8 comments on “Melanie Reid : Worrying about all the Study of Poverty

  1. vulcanhammer says:

    Academics always prefer to perform studies they know the outcome of in advance, especially when grant money is on the table.

  2. Cousin Vinnie says:

    Students who participated in those studies are soon to graduate with M.O. degrees. (Master of the Obvious)

  3. MargaretG says:

    Actually I know it sounds obvious, but some of the research that has been published in recent years has, by stating the obvious, led to significant changes in world view and Government policy.

    The most important one is the recognition that income alone is not a good descriptor of poverty. Two families can have the identical income and live in the same part of the country and have completely different standards of living.
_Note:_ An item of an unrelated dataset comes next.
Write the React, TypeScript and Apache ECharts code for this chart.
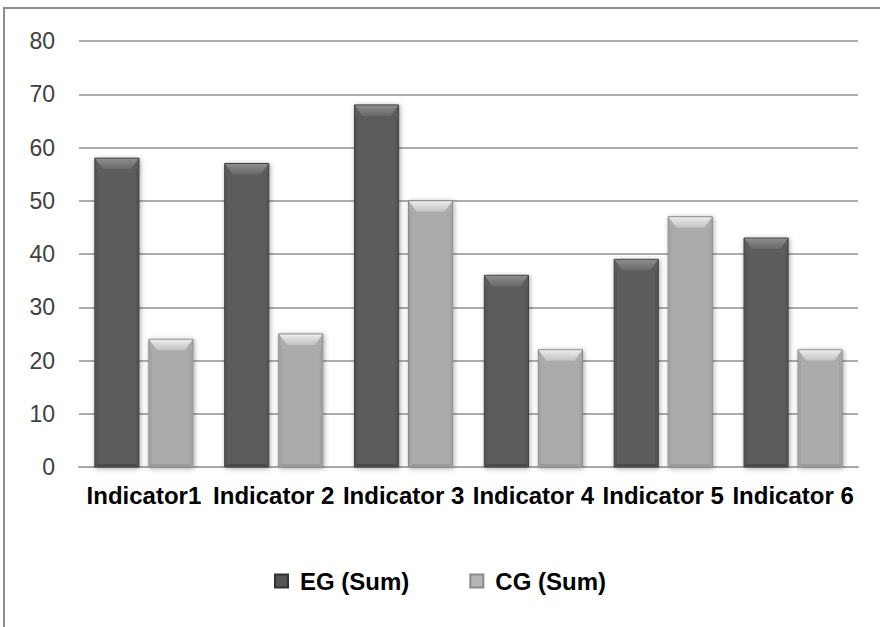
import React, { useEffect, useRef } from "react";
import * as echarts from "echarts";

const categories = ["Indicator1", "Indicator 2", "Indicator 3", "Indicator 4", "Indicator 5", "Indicator 6"];
const egValues = [58, 57, 68, 36, 39, 43];
const cgValues = [24, 25, 50, 22, 47, 22];
const seriesNames = ["EG (Sum)", "CG (Sum)"];
const yTicks = { min: 0, max: 80, interval: 10 };

type Palette = { border: string; main: string; topA: string; topB: string; side: string; bottom: string };

const darkPal: Palette = { border: "#3e3e3e", main: "#5c5c5c", topA: "#8e8e8e", topB: "#686868", side: "#545454", bottom: "#4a4a4a" };
const lightPal: Palette = { border: "#8a8a8a", main: "#ababab", topA: "#ebebeb", topB: "#c2c2c2", side: "#a3a3a3", bottom: "#9a9a9a" };

function makeRender(offsetFrac: number, pal: Palette) {
  return (params: any, api: any) => {
    const idx = api.value(0);
    const v = api.value(1);
    const p0 = api.coord([idx, 0]);
    const p1 = api.coord([idx, v]);
    const band = api.size([1, 0])[0];
    const w = band * 0.34;
    const cx = p0[0] + band * offsetFrac;
    const x0 = cx - w / 2;
    const x1 = cx + w / 2;
    const yb = p0[1];
    const yt = p1[1];
    const h = yb - yt;
    const bev = Math.min(11, h / 2);
    const inset = 8;
    const sideInset = 3;
    return {
      type: "group",
      children: [
        {
          type: "rect",
          shape: { x: x0, y: yt, width: w, height: h },
          style: {
            fill: pal.main,
            stroke: pal.border,
            lineWidth: 1,
            shadowBlur: 5,
            shadowColor: "rgba(0,0,0,0.35)",
            shadowOffsetX: 1,
            shadowOffsetY: 1,
          },
        },
        {
          type: "polygon",
          shape: { points: [[x0 + 0.5, yt + bev], [x0 + sideInset, yt + bev], [x0 + sideInset, yb - 2], [x0 + 0.5, yb]] },
          style: { fill: pal.side },
        },
        {
          type: "polygon",
          shape: { points: [[x1 - 0.5, yt + bev], [x1 - sideInset, yt + bev], [x1 - sideInset, yb - 2], [x1 - 0.5, yb]] },
          style: { fill: pal.side },
        },
        {
          type: "polygon",
          shape: { points: [[x0 + 0.5, yb - 0.5], [x1 - 0.5, yb - 0.5], [x1 - sideInset, yb - 3], [x0 + sideInset, yb - 3]] },
          style: { fill: pal.bottom },
        },
        {
          type: "polygon",
          shape: { points: [[x0 + 0.5, yt + 0.5], [x1 - 0.5, yt + 0.5], [x1 - inset, yt + bev], [x0 + inset, yt + bev]] },
          style: {
            fill: new echarts.graphic.LinearGradient(0, 0, 0, 1, [
              { offset: 0, color: pal.topA },
              { offset: 1, color: pal.topB },
            ]),
          },
        },
      ],
    };
  };
}

export default function App() {
  const ref = useRef<HTMLDivElement>(null);
  useEffect(() => {
    if (!ref.current) return;
    const chart = echarts.init(ref.current, null, { renderer: "svg" });
    const labelFont = "'Liberation Sans', Arial, sans-serif";
    chart.setOption({
      animation: false,
      backgroundColor: "#ffffff",
      grid: { left: 79, right: 22, top: 41, bottom: 160, containLabel: false },
      xAxis: {
        type: "category",
        data: categories,
        axisLine: { show: true, lineStyle: { color: "#a8a8a8", width: 2 } },
        axisTick: { show: false },
        axisLabel: {
          interval: 0,
          margin: 16,
          color: "#000000",
          fontFamily: labelFont,
          fontWeight: "bold",
          fontSize: 24,
        },
      },
      yAxis: {
        type: "value",
        min: yTicks.min,
        max: yTicks.max,
        interval: yTicks.interval,
        axisLine: { show: false },
        axisTick: { show: false },
        splitLine: { lineStyle: { color: "#acacac", width: 2 } },
        axisLabel: {
          margin: 24,
          color: "#404040",
          fontFamily: "'Liberation Sans', Arial, sans-serif",
          fontSize: 23,
        },
      },
      legend: {
        data: seriesNames,
        bottom: 29,
        left: "center",
        icon: "rect",
        itemWidth: 13,
        itemHeight: 13,
        itemGap: 60,
        textStyle: {
          color: "#000000",
          fontFamily: labelFont,
          fontWeight: "bold",
          fontSize: 24,
          padding: [0, 0, 0, 7],
        },
      },
      series: [
        {
          name: seriesNames[0],
          type: "custom",
          renderItem: makeRender(-0.208, darkPal),
          encode: { x: 0, y: 1 },
          itemStyle: { color: "#555555", borderColor: "#333333", borderWidth: 1 },
          data: egValues.map((v, i) => [i, v]),
          z: 3,
        },
        {
          name: seriesNames[1],
          type: "custom",
          renderItem: makeRender(0.208, lightPal),
          encode: { x: 0, y: 1 },
          itemStyle: { color: "#b5b5b5", borderColor: "#8a8a8a", borderWidth: 1 },
          data: cgValues.map((v, i) => [i, v]),
          z: 3,
        },
      ],
      graphic: [
        {
          type: "rect",
          shape: { x: 4, y: 8, width: 900, height: 700 },
          style: { fill: "none", stroke: "#8c8c8c", lineWidth: 2 },
          silent: true,
          z: 10,
        },
      ],
    });
    return () => chart.dispose();
  }, []);
  return <div ref={ref} style={{ position: "fixed", left: 0, top: 0, width: 880, height: 627 }} />;
}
This is because the standard of living depends on many things — like how well people are at budgetting (including whether they are spending money on things like alcohol and smoking); whether the family has extraordinary spending needs (eg someone has a chronic illness like asthma and needs to go to the doctor often); and also whether people have assets that underpin their living standards (an elderly person with a paid-off house and all their furniture will have a better standard of living than someone in a flat who is trying to purchase their first chair).

    When you think about it, this is obvious, but for many years many Government’s have stressed just redistributing income down to the bottom of the heap as the total solution

  4. libraryjim says:

    How many years since FDR and LBJ declared ‘war on poverty’ with all the big government programs and bureaucracy in place (which have never been de-funded, but rather increase their budgets year after year)? And has this solved poverty?
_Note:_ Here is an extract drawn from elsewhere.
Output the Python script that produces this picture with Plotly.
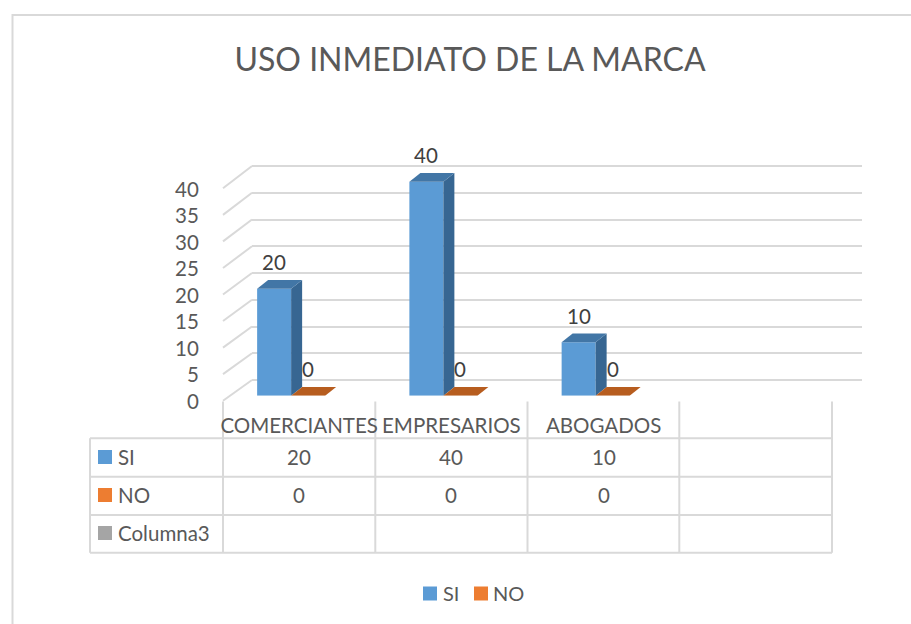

    New Orleans should have been the richest city in the nation with a Democratic governor, mayor, city council, levee board, etc. all employing the Democratic dream programs, yet look at the squallor that was revealed by Katrina!

    Study poverty all you want to, but also take a close look at the programs in place from DEMOCRATIC Presidents and congresses, and ask, if they have such a great plan, why haven’t they worked yet?!?

  5. John Wilkins says:

    Much of the funding that the state began to do during FDR and that continued during the 1960’s mitigated the suffering of millions of people. It wasn’t perfect, but the plain fact is the government subsidies positively changed the economy. After all, who does the goverment give money to? Private corporations, often. It may be a transfer of wealth to the poor, but often its a way of protecting the property rights of those who have property. Libraryjim might ask what would happen if we didn’t have such programs….

    Perhaps we might talk about what would bring more happiness. A few small changes in how we transfer wealth would lift up the happiness of the poor and lower-middle class while not infringing on the happiness of the wealthy. After all $100 for someone poor is worth much more than someone who is wealthy (this is what economists and psychologists say). A simple, clear universal health care plan, and incentives to encourage people to work, incentives to give employers permission for people to have long vacations, might increase happiness much more.

  6. libraryjim says:

    No libraryjim might ask:
    Study poverty all you want to, but also take a close look at the programs in place from DEMOCRATIC Presidents and congresses, and ask, if they have such a great plan, why haven’t they worked yet?!?

    and

    what needs to be done to encourage PRIVATE SECTOR businesses and groups (and especially CHURCHES) to take a more active role, rather than the government.
    This is the way it was before the great depression what changed radically WAS the great depression because so many people were out of work. Now that this situation is no longer ‘the norm’ the U.S. needs to explore how it is going to get people off the ‘government teat’ to which they have become acustomed.

  7. libraryjim says:

    Oh, and I am SO against this concept of punishing the rich for being rich and therefore must give away their money. >:(

  8. John Wilkins says:

    As a citizen, I hope that the government, as a collection of citizens, might choose to encourage people to care for each other, and not only take care of the property of the wealthy, but that of the poor.